I am still going to get a wide-body origin kit, but now have to wait another 3-4 months to pay for the install+paint. so for now, I can at least install my JDM zenki headlights, some lowering springs, and the wheels I picked>> ...oh yeah, and spray the faded wipers black...oh and a long overdue wash and detail..lol.

lowering springs- tanabe sustec DF210 (I will get HKS coilovers when I get SR20DET)

wheels- SSR D5R (f) 18x8.5 (r) 18x10 offset (f) 30 (r) 37

tires- (f)?? (r) 265/40R18

Im not sure what to get for the 8.5" wheels up front- do I need a 225 width or 235? I was thinking that a 235 would work better- any other thoughts on this?


----------



## shooly (Apr 25, 2006)

today, I washed and detailed my car. everything worked well other than the stoner window cleaner- I dont think it is all that. it is good..but not as good as they advertise it to be. other than that, my S14 looks almost like it came off the 96 factory floor a few weeks ago...that is because it is completely stock (blah..lol)- other than the JVC DVD head unit. but my wheels are on the way!

I got all my car care supplies at walmart of all places- I dont usually like to go there- but today I realized that they have a great car care section with most of the top brands.

also, I decided to go w/ a 225/18/35R up front

but any other info would be great


----------



## shooly (Apr 25, 2006)

here are the new tire sizes I chose>

225/40R18 (f) 255/35R18 (r)

I may not need to roll the fenders at all w/ a 255 tire width..any second opinions on this? I really dont want to roll them because I am having tons of body work done (wide-body kit install, etc..) in 3-4 months. also, I decided on different tanabe springs. these only lower 1.5" in the front and 1" in the back. so I really dont foresee any clearance problems.


----------



## ABuSD (Jun 28, 2005)

Hey Shooly can u post up pics of your tyres on the rim? Cos i have a set of rims with exact same sizes as u and i need new tyres, my offsets are both +00 and ill be flaring my rear guards heavily and putting on S14.5 +30mm wider front fenders, but i think i may have to undersize the balls off these tyres for them to fit or play with the camber a lil?!?!?


----------



## Avus Blur (Jul 18, 2006)

Im not sure if Nissan fenders are the similar to my BMW's, but I think they are. When I rolled the rear fenders on my car, I initially just folded the lip on the fender upwards. As I continued to roll it, the fender began to flair a little bit outward, giving additional room.

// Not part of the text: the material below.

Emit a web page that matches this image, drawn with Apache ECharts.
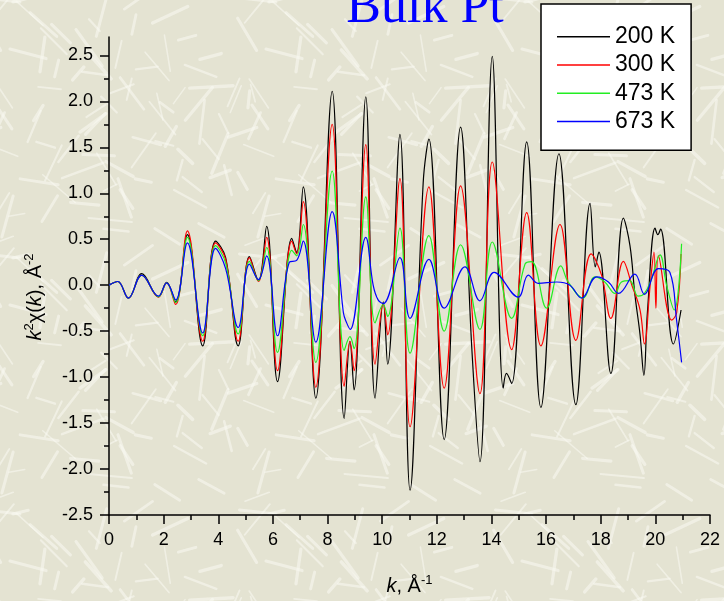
<!DOCTYPE html>
<html>
<head>
<meta charset="utf-8">
<script src="https://cdn.jsdelivr.net/npm/echarts@6/dist/echarts.min.js"></script>
<style>
html,body{margin:0;padding:0;}
#main{width:724px;height:601px;background:#e4e3d2;}
</style>
</head>
<body>
<div id="main"></div>
<script>
//数据: k (1/Å) 与 k^2 chi(k)
var k200 = [0,0.32,0.71,1.2,1.81,2.11,2.44,2.87,3.43,3.9,4.27,4.73,5.14,5.47,5.77,6.17,6.69,6.87,7.11,7.57,8.17,8.61,8.82,8.97,9.4,9.74,10.04,10.2,10.65,11.02,11.5,11.71,12.27,12.87,13.28,13.58,14.03,14.43,14.55,14.74,15.29,15.81,16.47,17.09,17.61,17.8,17.93,18.37,18.83,19.07,19.25,19.44,19.58,19.71,19.99,20.09,20.19,20.66,20.94];
var chi200 = [0,0.04,-0.14,0.125,-0.125,0.03,-0.18,0.55,-0.66,0.48,0.3,-0.66,0.31,0.05,0.64,-1.05,0.51,0.355,1.07,-1.23,2.11,-1.45,-0.61,-1.14,2.05,-1.23,-0.18,-0.86,1.64,-2.23,1.11,1.59,-1.68,1.72,-0.68,-1.92,2.49,-1.12,-0.96,-1.07,1.56,-1.33,1.43,-1.3,0.89,0.2,0.36,-0.96,0.73,0.43,-0.1,-0.54,-0.98,-0.29,0.62,0.55,0.61,-0.64,-0.27];

var k300 = [0,0.32,0.71,1.2,1.81,2.11,2.44,2.87,3.43,3.9,4.27,4.73,5.14,5.47,5.77,6.17,6.69,6.87,7.11,7.57,8.17,8.61,8.82,8.97,9.4,9.74,10.04,10.2,10.65,11.02,11.71,12.27,12.87,13.58,14.03,14.74,15.29,15.81,16.51,17.09,17.65,18.03,18.37,18.83,19.14,19.44,19.6,19.81,19.95,20.02,20.11,20.6,20.78,20.94];
var chi300 = [0,0.04,-0.14,0.11,-0.13,0.025,-0.21,0.59,-0.61,0.46,0.28,-0.61,0.3,0.04,0.52,-0.93,0.48,0.34,0.91,-1.11,1.75,-1.1,-0.61,-0.93,1.53,-0.86,-0.2,-0.54,1.16,-1.54,1.07,-1.12,1.08,-1.18,1.34,-0.7,0.79,-0.66,0.66,-0.6,0.34,0.11,-0.36,0.26,0,-0.27,-0.64,0,0.36,-0.25,0.32,-0.38,-0.3,0.34];

var k473 = [0,0.32,0.71,1.2,1.81,2.11,2.44,2.87,3.43,3.9,4.27,4.73,5.14,5.47,5.77,6.17,6.69,6.87,7.11,7.57,8.17,8.61,8.82,8.97,9.4,9.74,10.04,10.2,10.65,11.02,11.71,12.27,12.87,13.58,14.03,14.74,15.23,15.47,16.02,16.54,16.81,17.36,17.79,18.15,18.52,18.76,19.06,19.37,19.6,19.86,20.17,20.41,20.69,20.96];
var chi473 = [0,0.04,-0.14,0.11,-0.125,0.025,-0.19,0.52,-0.55,0.43,0.24,-0.53,0.26,0.05,0.41,-0.73,0.38,0.32,0.66,-0.84,1.24,-0.71,-0.56,-0.69,0.96,-0.41,-0.21,-0.34,0.62,-0.74,0.54,-0.5,0.44,-0.48,0.47,-0.36,0.23,0.256,-0.25,0.21,0.035,-0.14,0.09,0.035,-0.09,0.035,0.05,-0.12,-0.09,0.07,0.33,0,-0.27,0.45];

var k673 = [0,0.32,0.71,1.2,1.81,2.11,2.44,2.87,3.43,3.9,4.27,4.73,5.14,5.47,5.77,6.17,6.6,6.87,7.11,7.57,8.17,8.58,8.7,8.83,9.4,9.67,9.85,10.04,10.65,11.02,11.71,12.27,13.03,13.58,14.1,14.98,15.35,15.71,16.39,16.87,17.3,17.85,18.28,18.65,19.25,19.6,20.11,20.53,20.78,20.96];
var chi673 = [0,0.04,-0.14,0.11,-0.12,0.025,-0.16,0.46,-0.52,0.4,0.18,-0.46,0.23,0.06,0.32,-0.55,0.25,0.27,0.48,-0.62,0.8,-0.3,-0.41,-0.48,0.52,0,-0.16,-0.2,0.3,-0.36,0.28,-0.25,0.2,-0.17,0.14,-0.13,0.11,0.02,0.035,0,-0.14,0.09,0.035,-0.09,0.12,-0.1,0.18,0.14,-0.39,-0.84];

var seriesNames = ['200 K','300 K','473 K','673 K'];
var seriesColors = ['#000000','#ff0000','#22ee22','#0000ff'];
var yMajor = [-2.5,-2.0,-1.5,-1.0,-0.5,0,0.5,1.0,1.5,2.0,2.5];
var yMinor = [-2.25,-1.75,-1.25,-0.75,-0.25,0.25,0.75,1.25,1.75,2.25];

//背景纹理
var bgTexture = (function () {
	var c = document.createElement('canvas');
	c.width = 256; c.height = 256;
	var ctx = c.getContext('2d');
	ctx.fillStyle = '#e4e3d2';
	ctx.fillRect(0, 0, 256, 256);
	var s = 12345;
	var rnd = function () { s = (s * 16807) % 2147483647; return s / 2147483647; };
	ctx.strokeStyle = 'rgba(250,250,242,0.55)';
	ctx.lineCap = 'round';
	for (var i = 0; i < 90; i++) {
		var x = rnd() * 256, y = rnd() * 256, a = rnd() * Math.PI, l = 15 + rnd() * 30;
		ctx.lineWidth = 1.5 + rnd() * 2;
		for (var dx = -256; dx <= 256; dx += 256) {
			for (var dy = -256; dy <= 256; dy += 256) {
				ctx.beginPath();
				ctx.moveTo(x + dx, y + dy);
				ctx.lineTo(x + dx + Math.cos(a) * l, y + dy + Math.sin(a) * l);
				ctx.stroke();
			}
		}
	}
	return c.toDataURL();
})();
document.getElementById('main').style.backgroundImage = 'url(' + bgTexture + ')';

var zip = function (ks, vs) {
	var out = [];
	for (var i = 0; i < ks.length; i++) out.push([ks[i], vs[i]]);
	return out;
};
var allData = [zip(k200, chi200), zip(k300, chi300), zip(k473, chi473), zip(k673, chi673)];

var font = 'Liberation Sans';
var axisLineStyle = {color: '#000', width: 1.5};
var nameRich = {
	i: {fontStyle: 'italic', fontSize: 20, fontFamily: font, color: '#000', lineHeight: 22, verticalAlign: 'bottom'},
	n: {fontSize: 20, fontFamily: font, color: '#000', lineHeight: 22, verticalAlign: 'bottom'},
	sup: {fontSize: 13, fontFamily: font, color: '#000', lineHeight: 13, verticalAlign: 'top'}
};

var myChart = echarts.init(document.getElementById('main'));
var option = {
	backgroundColor: 'transparent',
	animation: false,
	textStyle: {fontFamily: font},
	grid: {left: 109, right: 14, top: 37, bottom: 77, containLabel: false},
	graphic: [{
		type: 'text',
		x: 425,
		y: 34,
		style: {
			text: 'Bulk Pt',
			fill: '#0000ff',
			fontSize: 52,
			fontFamily: 'Liberation Serif',
			align: 'center',
			verticalAlign: 'bottom'
		}
	}],
	legend: {
		orient: 'vertical',
		left: 541,
		top: 4,
		padding: [21, 16, 17, 16],
		itemWidth: 53,
		itemHeight: 1.5,
		itemGap: 5,
		icon: 'rect',
		backgroundColor: '#ffffff',
		borderColor: '#000',
		borderWidth: 1.5,
		borderRadius: 0,
		textStyle: {fontSize: 23, color: '#000', fontFamily: font, lineHeight: 23.3},
		data: seriesNames
	},
	xAxis: {
		type: 'value',
		min: 0,
		max: 22,
		interval: 2,
		name: '{i|k}{n|, Å}{sup|-1}',
		nameLocation: 'middle',
		nameGap: 59,
		nameTextStyle: {rich: nameRich},
		axisLine: {onZero: false, lineStyle: axisLineStyle},
		axisTick: {show: true, length: 9, lineStyle: axisLineStyle},
		minorTick: {show: true, splitNumber: 2, length: 5, lineStyle: axisLineStyle},
		axisLabel: {color: '#000', fontSize: 18, margin: 16},
		splitLine: {show: false}
	},
	yAxis: [{
		type: 'value',
		min: -2.5,
		max: 2.7,
		interval: 0.5,
		name: '{i|k}{sup|2}{n|χ(}{i|k}{n|), Å}{sup|-2}',
		nameLocation: 'middle',
		nameGap: 64,
		nameTextStyle: {rich: nameRich, padding: [0, 42, 0, 0]},
		axisLine: {show: true, onZero: false, lineStyle: axisLineStyle},
		axisTick: {show: true, length: 9, lineStyle: axisLineStyle, customValues: yMajor},
		axisLabel: {color: '#000', fontSize: 18, margin: 16, customValues: yMajor,
			formatter: function (v) { return v.toFixed(1); }},
		splitLine: {show: false}
	}, {
		type: 'value',
		min: -2.5,
		max: 2.7,
		position: 'left',
		axisLine: {show: false, onZero: false},
		axisTick: {show: true, length: 5, lineStyle: axisLineStyle, customValues: yMinor},
		axisLabel: {show: false},
		splitLine: {show: false}
	}],
	series: seriesNames.map(function (name, i) {
		return {
			name: name,
			type: 'line',
			data: allData[i],
			smooth: 0.4,
			showSymbol: false,
			symbol: 'none',
			color: seriesColors[i],
			lineStyle: {width: 1.2, color: seriesColors[i]}
		};
	})
};
myChart.setOption(option);
</script>
</body>
</html>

Make sure you heat up the paint with a heat so it doesnt chip or crack. Also, dont go overboard with the flaring because it will look crappy. You may want to put some caulk on the inside of the fender to prevent rust.


----------



## ABuSD (Jun 28, 2005)

Hey shooly, arent u gonna flare out the factory guards to meet the new guards?
Or u gonna run the rear guards stock? Id say those rims would fit inside stock guards with slight mods, save money and just mod your stock guards.
If u flare out your stock guards to the new ones, id say ud prolly have to run some spacers on the @$$ end.
Even on the front if your not using factory sized fenders.

To give u an idea heres a 10.5" rim +13 offset (Tyre: 275/35) sitting inside of *_MY R33 GTS-t_* rear guard which is pretty much identical to an S14 rear guard (4 rim size wise).
The guards are flared out 30mm to be mated up to +35mm rear guards.
As u can see the rear tyre is also way undersized 

 

I plan on putting these on my S14 with just flaring the guards, no need to waste money on fpr ones cos S14s look great with just flarage


----------